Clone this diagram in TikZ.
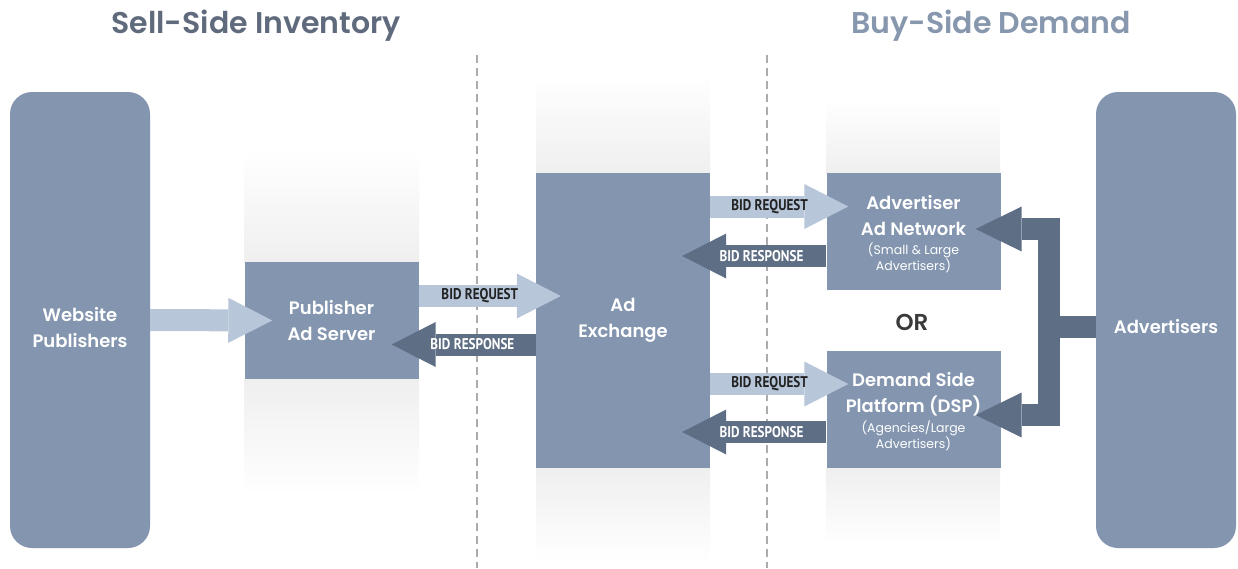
\documentclass[tikz,border=0pt]{standalone}
\usepackage{fontspec}
\setmainfont{Poppins}[BoldFont={Poppins SemiBold}]
\newfontfamily\bidfont{PT Sans}[FakeStretch=0.85]
\usetikzlibrary{arrows.meta,positioning}

\definecolor{boxblue}{HTML}{8395AF}
\definecolor{reqblue}{HTML}{B7C6D9}
\definecolor{respslate}{HTML}{5E6E84}
\definecolor{bandgray}{HTML}{EFEFEF}
\definecolor{sellgray}{HTML}{5F6B7D}
\definecolor{buyblue}{HTML}{8797AE}
\definecolor{dashgray}{HTML}{ABABAB}
\definecolor{bidtext}{HTML}{222222}
\definecolor{ortext}{HTML}{3A3A3A}

\tikzset{
    endbox/.style={fill=boxblue, rounded corners=22pt, minimum width=140pt, minimum height=456pt},
    midbox/.style={fill=boxblue, minimum width=174pt, minimum height=117pt, inner sep=0pt,
        text=white, align=center, font=\bfseries\fontsize{18}{26}\selectfont},
    boxtext/.style={text=white, align=center, font=\bfseries\fontsize{18}{26}\selectfont},
    subtext/.style={text=white, align=center, font=\fontsize{12.5}{15.5}\selectfont},
    headtext/.style={font=\bfseries\fontsize{30}{30}\selectfont},
    ortext/.style={text=ortext, font=\bfseries\fontsize{23}{23}\selectfont},
    divider/.style={draw=dashgray, line width=1.8pt, dash pattern=on 8pt off 5pt},
    reqarrow/.style={draw=reqblue, line width=22pt, -{Triangle[length=44pt, width=45pt, line width=0pt]}},
    resparrow/.style={draw=respslate, line width=22pt, -{Triangle[length=44pt, width=45pt, line width=0pt]}},
    forkarrow/.style={draw=respslate, line width=22pt, line join=miter},
    bidreq/.style={text=bidtext, font=\bidfont\bfseries\fontsize{15.5}{15.5}\selectfont},
    bidresp/.style={text=white, font=\bidfont\bfseries\fontsize{15.5}{15.5}\selectfont}
}

\begin{document}
\begin{tikzpicture}[x=1pt,y=-1pt]
    \useasboundingbox (0,0) rectangle (1238,568);

    % grey bands behind the columns
    \shade[top color=white, bottom color=bandgray] (244,150) rectangle (419,262);
    \shade[top color=bandgray, bottom color=white] (244,379) rectangle (419,495);
    \shade[top color=white, bottom color=bandgray] (536,75) rectangle (710,173);
    \shade[top color=bandgray, bottom color=white] (536,468) rectangle (710,562);
    \shade[top color=white, bottom color=bandgray] (826,100) rectangle (1000,173);
    \shade[top color=bandgray, bottom color=white] (826,468) rectangle (1000,545);

    \draw[divider] (477,55) -- (477,568);
    \draw[divider] (767,55) -- (767,568);

    \node[headtext, text=sellgray] (sell) at (256,26) {Sell-Side Inventory};
    \node[headtext, text=buyblue] (buy) at (991,26) {Buy-Side Demand};

    \node[endbox] (web) at (80,320) {};
    \node[endbox] (adv) at (1166,320) {};
    \node[midbox] (pas) at (331.5,320.5) {Publisher\\Ad Server};
    \node[midbox, minimum height=295pt] (adx) at (623,320.5) {Ad\\Exchange};
    \node[midbox] (adn) at (913.5,231.5) {};
    \node[midbox] (dsp) at (913.5,409.5) {};

    % sell side
    \draw[reqarrow] (web.east) -- ([xshift=28pt]pas.west);
    \draw[reqarrow] ([yshift=24.5pt]pas.east) -- ([xshift=25pt,yshift=24.5pt]adx.west)
        node[bidreq, pos=0.43] {BID REQUEST};
    \draw[resparrow] ([yshift=-24pt]adx.west) -- ([xshift=-27pt,yshift=-24pt]pas.east)
        node[bidresp, pos=0.44] {BID RESPONSE};

    % buy side
    \draw[reqarrow] ([yshift=114pt]adx.east) -- ([xshift=22pt,yshift=25pt]adn.west)
        node[bidreq, pos=0.43] {BID REQUEST};
    \draw[resparrow] ([yshift=-24.5pt]adn.west) -- ([xshift=-28pt,yshift=64.5pt]adx.east)
        node[bidresp, pos=0.45] {BID RESPONSE};
    \draw[reqarrow] ([yshift=-63.5pt]adx.east) -- ([xshift=22pt,yshift=25.5pt]dsp.west)
        node[bidreq, pos=0.43] {BID REQUEST};
    \draw[resparrow] ([yshift=-22.5pt]dsp.west) -- ([xshift=-28pt,yshift=-111.5pt]adx.east)
        node[bidresp, pos=0.45] {BID RESPONSE};

    % advertisers fork
    \coordinate (fork) at (1049,327);
    \draw[forkarrow] ([yshift=-7pt]adv.west) -- (fork);
    \draw[forkarrow, -{Triangle[length=46pt, width=45pt, line width=0pt]}]
        (fork) |- ([xshift=-25pt,yshift=2.5pt]adn.east);
    \draw[forkarrow, -{Triangle[length=46pt, width=45pt, line width=0pt]}]
        (fork) |- ([xshift=-25pt,yshift=-5.5pt]dsp.east);

    \node[boxtext] (webtxt) at (80,328) {Website\\Publishers};
    \node[boxtext] (advtxt) at (1166,327) {Advertisers};
    \node[boxtext] (adntxt) at (913.5,216) {Advertiser\\Ad Network};
    \node[subtext] (adnsub) at (913.5,258) {(Small \& Large\\Advertisers)};
    \node[boxtext] (dsptxt) at (913.5,394) {Demand Side\\Platform (DSP)};
    \node[subtext] (dspsub) at (913.5,436) {(Agencies/Large\\Advertisers)};
    \node[ortext] (or) at (912,322) {OR};
\end{tikzpicture}
\end{document}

--*--

Copy out all of the material exactly as written, without its pictures.

Clone this diagram in TikZ.
\documentclass[tikz,border=0pt]{standalone}
\usepackage{fontspec}
\setmainfont{Poppins}[BoldFont={Poppins SemiBold}]
\newfontfamily\bidfont{PT Sans}[FakeStretch=0.85]
\usetikzlibrary{arrows.meta,positioning}

\definecolor{boxblue}{HTML}{8395AF}
\definecolor{reqblue}{HTML}{B7C6D9}
\definecolor{respslate}{HTML}{5E6E84}
\definecolor{bandgray}{HTML}{EFEFEF}
\definecolor{sellgray}{HTML}{5F6B7D}
\definecolor{buyblue}{HTML}{8797AE}
\definecolor{dashgray}{HTML}{ABABAB}
\definecolor{bidtext}{HTML}{222222}
\definecolor{ortext}{HTML}{3A3A3A}

\tikzset{
    endbox/.style={fill=boxblue, rounded corners=22pt, minimum width=140pt, minimum height=456pt},
    midbox/.style={fill=boxblue, minimum width=174pt, minimum height=117pt, inner sep=0pt,
        text=white, align=center, font=\bfseries\fontsize{18}{26}\selectfont},
    boxtext/.style={text=white, align=center, font=\bfseries\fontsize{18}{26}\selectfont},
    subtext/.style={text=white, align=center, font=\fontsize{12.5}{15.5}\selectfont},
    headtext/.style={font=\bfseries\fontsize{30}{30}\selectfont},
    ortext/.style={text=ortext, font=\bfseries\fontsize{23}{23}\selectfont},
    divider/.style={draw=dashgray, line width=1.8pt, dash pattern=on 8pt off 5pt},
    reqarrow/.style={draw=reqblue, line width=22pt, -{Triangle[length=44pt, width=45pt, line width=0pt]}},
    resparrow/.style={draw=respslate, line width=22pt, -{Triangle[length=44pt, width=45pt, line width=0pt]}},
    forkarrow/.style={draw=respslate, line width=22pt, line join=miter},
    bidreq/.style={text=bidtext, font=\bidfont\bfseries\fontsize{15.5}{15.5}\selectfont},
    bidresp/.style={text=white, font=\bidfont\bfseries\fontsize{15.5}{15.5}\selectfont}
}

\begin{document}
\begin{tikzpicture}[x=1pt,y=-1pt]
    \useasboundingbox (0,0) rectangle (1238,568);

    % grey bands behind the columns
    \shade[top color=white, bottom color=bandgray] (244,150) rectangle (419,262);
    \shade[top color=bandgray, bottom color=white] (244,379) rectangle (419,495);
    \shade[top color=white, bottom color=bandgray] (536,75) rectangle (710,173);
    \shade[top color=bandgray, bottom color=white] (536,468) rectangle (710,562);
    \shade[top color=white, bottom color=bandgray] (826,100) rectangle (1000,173);
    \shade[top color=bandgray, bottom color=white] (826,468) rectangle (1000,545);

    \draw[divider] (477,55) -- (477,568);
    \draw[divider] (767,55) -- (767,568);

    \node[headtext, text=sellgray] (sell) at (256,26) {Sell-Side Inventory};
    \node[headtext, text=buyblue] (buy) at (991,26) {Buy-Side Demand};

    \node[endbox] (web) at (80,320) {};
    \node[endbox] (adv) at (1166,320) {};
    \node[midbox] (pas) at (331.5,320.5) {Publisher\\Ad Server};
    \node[midbox, minimum height=295pt] (adx) at (623,320.5) {Ad\\Exchange};
    \node[midbox] (adn) at (913.5,231.5) {};
    \node[midbox] (dsp) at (913.5,409.5) {};

    % sell side
    \draw[reqarrow] (web.east) -- ([xshift=28pt]pas.west);
    \draw[reqarrow] ([yshift=24.5pt]pas.east) -- ([xshift=25pt,yshift=24.5pt]adx.west)
        node[bidreq, pos=0.43] {BID REQUEST};
    \draw[resparrow] ([yshift=-24pt]adx.west) -- ([xshift=-27pt,yshift=-24pt]pas.east)
        node[bidresp, pos=0.44] {BID RESPONSE};

    % buy side
    \draw[reqarrow] ([yshift=114pt]adx.east) -- ([xshift=22pt,yshift=25pt]adn.west)
        node[bidreq, pos=0.43] {BID REQUEST};
    \draw[resparrow] ([yshift=-24.5pt]adn.west) -- ([xshift=-28pt,yshift=64.5pt]adx.east)
        node[bidresp, pos=0.45] {BID RESPONSE};
    \draw[reqarrow] ([yshift=-63.5pt]adx.east) -- ([xshift=22pt,yshift=25.5pt]dsp.west)
        node[bidreq, pos=0.43] {BID REQUEST};
    \draw[resparrow] ([yshift=-22.5pt]dsp.west) -- ([xshift=-28pt,yshift=-111.5pt]adx.east)
        node[bidresp, pos=0.45] {BID RESPONSE};

    % advertisers fork
    \coordinate (fork) at (1049,327);
    \draw[forkarrow] ([yshift=-7pt]adv.west) -- (fork);
    \draw[forkarrow, -{Triangle[length=46pt, width=45pt, line width=0pt]}]
        (fork) |- ([xshift=-25pt,yshift=2.5pt]adn.east);
    \draw[forkarrow, -{Triangle[length=46pt, width=45pt, line width=0pt]}]
        (fork) |- ([xshift=-25pt,yshift=-5.5pt]dsp.east);

    \node[boxtext] (webtxt) at (80,328) {Website\\Publishers};
    \node[boxtext] (advtxt) at (1166,327) {Advertisers};
    \node[boxtext] (adntxt) at (913.5,216) {Advertiser\\Ad Network};
    \node[subtext] (adnsub) at (913.5,258) {(Small \& Large\\Advertisers)};
    \node[boxtext] (dsptxt) at (913.5,394) {Demand Side\\Platform (DSP)};
    \node[subtext] (dspsub) at (913.5,436) {(Agencies/Large\\Advertisers)};
    \node[ortext] (or) at (912,322) {OR};
\end{tikzpicture}
\end{document}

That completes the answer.